PETITIONER: Spokeo, Inc.
RESPONDENT: Thomas Robins
LOCATION: Spokeo, Inc. Headquarters

DOCKET NO.: 13-1339
DECIDED BY: Roberts Court (2016- )
LOWER COURT: United States Court of Appeals for the Ninth Circuit

CITATION: 578 US (2016)
GRANTED: Apr 27, 2015
ARGUED: Nov 02, 2015
DECIDED: May 16, 2016

ADVOCATES:
Andrew J. Pincus - for the petitioner
Malcolm L. Stewart - Deputy Solicitor General, for the United States as amicus curiae, for the respondent
William S. Consovoy - for the respondent

Facts of the case

Spokeo, Inc. (Spokeo) operated a website that provided information about individuals such as contact data, marital status, age, occupation, and certain types of economic information. Thomas Robins sued Spokeo and claimed that the company willfully violated the Fair Credit Reporting Act (FCRA) by publishing false information about him on the website. However, Robins was unable to allege any “actual or imminent harm,” so the district court granted Spokeo’s motion to dismiss for lack of subject-matter jurisdiction and Robins’ lack of standing under Article III of the Constitution. Robins then filed an amended complaint in which he alleged that he suffered actual harm to his employment prospects due to the website falsely claiming that he was wealthy. The district court originally denied Spokeo’s motion to dismiss but later reconsidered its order and dismissed the complaint for failure to state an injury in fact. Robins appealed and argued that the district court could not reconsider its previous decision and that he had sufficiently alleged an injury in fact to qualify for Article III standing. The U.S. Court of Appeals for the Ninth Circuit reversed and held that, although the district court could reconsider its ruling, the allegation of a violation of a statutory right is sufficient injury to qualify for standing.

Question

Can Congress authorize a cause of action based on a violation of a federal statute and therefore confer Article III standing on a plaintiff who has not suffered concrete harm?
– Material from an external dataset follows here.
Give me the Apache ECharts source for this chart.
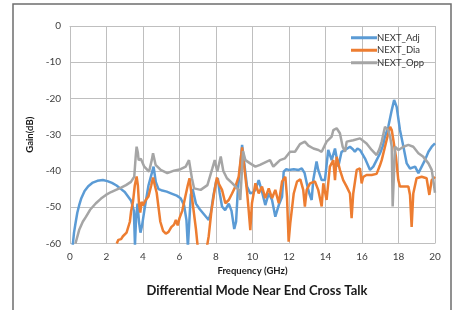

Media for Spokeo, Inc. v. Robins

Audio Transcription for Oral Argument - November 02, 2015 in Spokeo, Inc. v. Robins

Audio Transcription for Opinion Announcement - May 16, 2016 in Spokeo, Inc. v. Robins

John G. Roberts, Jr.:

Justice Alito has our opinion in case 13-1339, Spokeo versus Robins.

Samuel A. Alito, Jr.:

This case concerns standing to sue under Article III of the Constitution.

Respondent Robbins sued petitioner Spokeo which operates a so-called people search engine.

Robbins claimed that a Spokeo search for his name yielded inaccurate information and that Spokeo violated his rights under the Fair Credit Reporting Act.

The District Court dismissed the complaint holding that Robbins failed to plead injury in fact which is a requirement for Article III Standing.

The Ninth Circuit reversed and remanded because Robbins had alleged that Spokeo had violated his personal statutory rights and because he had an individualized interest in the handling of his credit information.

We now vacate the decision of the court below and remand.

The Ninth Circuit properly considered whether Robbins had alleged a particularized injury, but it erred when it did not also consider whether the alleged injury was sufficiently concrete.

Justice Thomas has filed a concurring opinion; Justice Ginsburg has filed a dissenting opinion in which Justice Sotomayor has joined.